La vanité de Sophet Drahas avait entraîné la destruction de Erciles De Vanth et de Vejovith De Sarlath, les deux autres Liches venues l’aider à conquérir la cité en ruines, lorsque le Roi des Cendres se décida enfin à réclamer de l’aide à Feyd Mantis. Les Chiens de Guerre étaient déja ancrés dans l’enceinte de la cité, alors Drahas leur déclara une terrible guerre sur deux fronts : à l’extérieur et en dessous de la cité. Tôt ou tard les Chiens mourraient de faim… mais c’était sans compter sur une intervention du destin.
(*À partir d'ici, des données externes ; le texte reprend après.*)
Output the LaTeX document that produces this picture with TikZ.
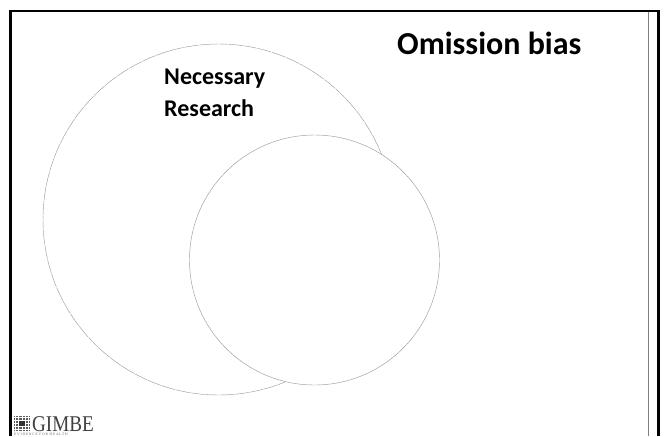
\documentclass[tikz,border=0pt]{standalone}
\usepackage{fontspec}
\setmainfont{Carlito}
\newfontfamily\logofont{Liberation Serif}
\newfontfamily\tagfont[LetterSpace=22]{Liberation Serif}
\tikzset{
  frameline/.style={line width=2.6pt,black},
  circ/.style={draw=black!38,line width=0.45pt,fill=white},
  bigtext/.style={font=\bfseries\fontsize{32}{36}\selectfont,inner sep=0,anchor=base west,text=black},
  labeltext/.style={font=\bfseries\fontsize{24}{32}\selectfont,inner sep=0,anchor=base west,text=black}
}
\begin{document}
\begin{tikzpicture}[x=1pt,y=-1pt]
\useasboundingbox (0,0) rectangle (666,436);
\fill[white] (0,0) rectangle (666,436);
\node[circle,circ,minimum size=351pt,inner sep=0,dash pattern=on 14pt off 0.8pt] (large) at (218.5,219.5) {};
\node[circle,circ,minimum size=250pt,inner sep=0] (small) at (314.5,260) {};
\node[bigtext] (title) at (397,54.5) {Omission bias};
\node[labeltext] (lab1) at (164,84.3) {Necessary};
\node[labeltext] (lab2) at (164,116) {Research};
\draw[black!50,line width=0.9pt] (648,11) -- (648,436);
\draw[frameline] (10.5,436) -- (10.5,11) -- (658.5,11) -- (658.5,436);
\node[inner sep=0,anchor=base west,text=black!75,font=\logofont\fontsize{22.5}{22}\selectfont,xscale=0.85] (logo) at (32,431) {GIMBE};
\node[inner sep=0,anchor=base west,text=black!60,font=\tagfont\fontsize{3.6}{4}\selectfont] (tag) at (14,435.6) {EVIDENCE FOR HEALTH};
\fill[black!65] (14,416) rectangle (30,431);
\foreach \i in {0,...,4}{
  \draw[white,line width=0.7pt] (14,{417.5+3*\i}) -- (30,{417.5+3*\i});
  \draw[white,line width=0.7pt] ({15.5+3.2*\i},416) -- ({15.5+3.2*\i},431);
}
\fill[black!80] (19,421) rectangle (25,426);
\end{tikzpicture}
\end{document}
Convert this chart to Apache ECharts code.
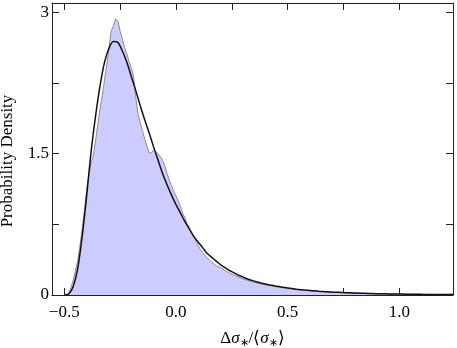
<!DOCTYPE html>
<html>
<head>
<meta charset="utf-8">
<script src="https://cdn.jsdelivr.net/npm/echarts@6/dist/echarts.min.js"></script>
<style>
  html, body { margin: 0; padding: 0; background: #fff; }
  #chart { width: 457px; height: 348px; }
</style>
</head>
<body>
<div id="chart"></div>
<script>
// histogram densities, 0.01 wide bins from -0.50 to 0.20
const histFine = [
  0, 0, 0.02, 0.08, 0.16, 0.26, 0.36, 0.52, 0.70, 0.90,
  1.12, 1.28, 1.40, 1.48, 1.64, 1.81, 1.98, 2.12, 2.28, 2.44,
  2.62, 2.80, 2.86, 2.93, 2.91, 2.80, 2.72, 2.63, 2.56, 2.48,
  2.41, 2.33, 2.10, 1.92, 1.83, 1.74, 1.66, 1.58, 1.51, 1.51,
  1.54, 1.52, 1.50, 1.47, 1.43, 1.37, 1.29, 1.22, 1.16, 1.10,
  1.05, 1.00, 0.94, 0.87, 0.82, 0.76, 0.71, 0.66, 0.62, 0.57,
  0.52, 0.48, 0.45, 0.42, 0.39, 0.37, 0.35, 0.33, 0.31, 0.30, 0.29
];
// tail of the histogram, 0.02 wide bins from 0.22 to 1.24
const histTail = [
  0.26, 0.23, 0.21, 0.19, 0.17, 0.155, 0.14, 0.13, 0.118, 0.108,
  0.099, 0.09, 0.083, 0.076, 0.069, 0.063, 0.058, 0.053, 0.049, 0.045,
  0.041, 0.038, 0.035, 0.032, 0.029, 0.027, 0.025, 0.023, 0.021, 0.019,
  0.018, 0.016, 0.015, 0.014, 0.013, 0.012, 0.011, 0.010, 0.009, 0.009,
  0.008, 0.008, 0.007, 0.007, 0.006, 0.006, 0.005, 0.005, 0.005, 0.004,
  0.004, 0.004
];
// fitted curve, every 0.02 from -0.50 to 1.24
const fitCurve = [
  0, 0.01, 0.09, 0.28, 0.62, 1.05, 1.52, 1.90, 2.22, 2.47,
  2.62, 2.69, 2.68, 2.59, 2.47, 2.32, 2.17, 2.01, 1.86, 1.72,
  1.57, 1.43, 1.29, 1.17, 1.06, 0.96, 0.87, 0.78, 0.70, 0.62,
  0.56, 0.50, 0.44, 0.40, 0.36, 0.32, 0.29, 0.26, 0.235, 0.21,
  0.19, 0.17, 0.155, 0.14, 0.128, 0.117, 0.107, 0.098, 0.090, 0.082,
  0.075, 0.068, 0.062, 0.057, 0.052, 0.048, 0.044, 0.040, 0.037, 0.034,
  0.031, 0.029, 0.027, 0.025, 0.023, 0.021, 0.019, 0.018, 0.017, 0.015,
  0.014, 0.013, 0.012, 0.011, 0.010, 0.010, 0.009, 0.008, 0.008, 0.007,
  0.007, 0.006, 0.006, 0.005, 0.005, 0.005, 0.004, 0.004
];

const xTicks = [-0.5, -0.25, 0, 0.25, 0.5, 0.75, 1.0];
const xLabels = [-0.5, 0, 0.5, 1.0];
const yTicks = [0, 0.75, 1.5, 2.25, 3];
const yLabels = [0, 1.5, 3];

const histData = [];
histFine.forEach((v, i) => histData.push([+(-0.50 + i * 0.01).toFixed(2), v]));
histTail.forEach((v, i) => histData.push([+(0.22 + i * 0.02).toFixed(2), v]));
const curveData = fitCurve.map((v, i) => [+(-0.50 + i * 0.02).toFixed(2), v]);

const font = 'Liberation Serif';
const ink = '#222';

function xAxisBase(pos) {
  return {
    type: 'value', position: pos, min: -0.555, max: 1.24,
    axisLine: { onZero: false, lineStyle: { color: ink, width: 1 } },
    axisTick: { inside: true, length: 7, customValues: xTicks, lineStyle: { color: ink } },
    splitLine: { show: false }
  };
}
function yAxisBase(pos) {
  return {
    type: 'value', position: pos, min: 0, max: 3.1,
    axisLine: { show: true, onZero: false, lineStyle: { color: ink, width: 1 } },
    axisTick: { show: true, inside: true, length: 7, customValues: yTicks, lineStyle: { color: ink } },
    splitLine: { show: false }
  };
}

const chart = echarts.init(document.getElementById('chart'));
chart.setOption({
  animation: false,
  grid: { left: 52, right: 4, top: 3, bottom: 53, containLabel: false, outerBoundsMode: 'none' },
  xAxis: [
    Object.assign(xAxisBase('bottom'), {
      axisLabel: {
        customValues: xLabels, margin: 9, fontFamily: font, fontSize: 17, color: '#000',
        formatter: v => (v < 0 ? '\u2212' : '') + Math.abs(v).toFixed(1)
      },
      name: '{n|Δ}{i|σ}{s|∗}{n|/⟨}{i|σ}{s|∗}{n|⟩}',
      nameLocation: 'middle', nameGap: 34,
      nameTextStyle: {
        rich: {
          n: { fontFamily: font, fontSize: 17, color: '#000' },
          i: { fontFamily: font, fontSize: 17, fontStyle: 'italic', color: '#000' },
          s: { fontFamily: font, fontSize: 11, color: '#000', padding: [9, 0, 0, 0] }
        }
      }
    }),
    Object.assign(xAxisBase('top'), { axisLabel: { show: false } })
  ],
  yAxis: [
    Object.assign(yAxisBase('left'), {
      axisLabel: {
        customValues: yLabels, margin: 3, fontFamily: font, fontSize: 17, color: '#000',
        formatter: v => String(v)
      },
      name: 'Probability Density', nameLocation: 'middle', nameGap: 36,
      nameTextStyle: { fontFamily: font, fontSize: 17, color: '#000', padding: [0, 24, 0, 0] }
    }),
    Object.assign(yAxisBase('right'), { axisLabel: { show: false } })
  ],
  series: [
    {
      type: 'line', data: histData, xAxisIndex: 0, yAxisIndex: 0,
      showSymbol: false, smooth: false,
      lineStyle: { color: '#8a8a9a', width: 1 },
      areaStyle: { color: '#ccccff', opacity: 1, origin: 'start' }
    },
    {
      type: 'line', data: curveData, xAxisIndex: 0, yAxisIndex: 0,
      showSymbol: false, smooth: 0.3,
      lineStyle: { color: '#111', width: 1.5 }
    }
  ]
});
</script>
</body>
</html>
Vanius, meneur des Chiens de Guerre et futur premier Duc de Cadwallon, se réveilla un matin en trouvant un magnifique jeu de tarot posé à son chevet. Grande fut sa stupéfaction en voyant que ses meilleurs guerriers et lui-même étaient représentés sur les Arcanes majeures des lames ! La Force, la Roue de la Fortune, l’Etoile... et lui, le Pape. Même Drahas, son adversaire, était représenté dans toute sa sinistre gloire : il était l’Empereur. Sentant l’immense pouvoir inhérent à chaque Arcane, il dissimula la carte de l’Empereur dans sa poche et distribua les cartes à ceux à qui elles étaient destinées. Chacun devina instinctivement quel était l’incroyable pouvoir de sa carte. Alors, avec l’énergie du désespoir, les Chiens de Guerre se lancèrent dans un ultime assaut et brisèrent le siège lors de la bataille du Mur de la Terre. Les armées de la Lumière arrivèrent peu après pour constater que Vanius et ses deux cents mercenaires avaient repoussé la plus grande horde de morts-vivants qu’on ait vue depuis Kaïber. Le pouvoir des Arcanes semblait si grand que les généraux de la Lumière y réfléchirent à deux fois avant de déloger les guerriers de Vanius ; finalement, un arrangement fut trouvé avec les Elfes Cynwäll et la ville acquit sa liberté.
C’est à la suite de ce cuisant échec que Sophet Drahas fut lié à son trône par son maître, Feyd Mantis. Le Divin Baron condamna son serviteur à rester à Cadwallon jusqu’à ce qu’il l’ait conquise. Tel était le prix de son orgueil.
Mais la fraternité des Chiens de Guerre ne résista pas à la victoire. Les Arcanes du Tarot de Vanius s’éparpillèrent à travers Aarklash en même temps que leurs propriétaires. Depuis, leurs pouvoirs et l’histoire des individus qu’elles représentent alimentent les récits des troubadours. On raconte que l’Arcane du Diable représentait autrefois Aghovar, le maître de la Guilde des Voleurs de Cadwallon. Depuis sa disparition, le Diable aurait pris le visage du très saint pape d’Akkylannie, Innocent. Humour symbolique ou révélation cuisante ?
Cette version de l’histoire du Tarot de Vanius est la plus couramment racontée par les Cartomanciens de la Cité des Voleurs. Il est vraisemblable que la réalité ait été quelque peu différente, mais qu’importe... Le pouvoir des Arcanes a éveillé et inspiré la Magie de la Cartomancie à Cadwallon. Les véritables Mages-Tarot sont beaucoup moins nombreux qu’ils le prétendent et suivent tous l’adage... le Mystère est la source du Pouvoir.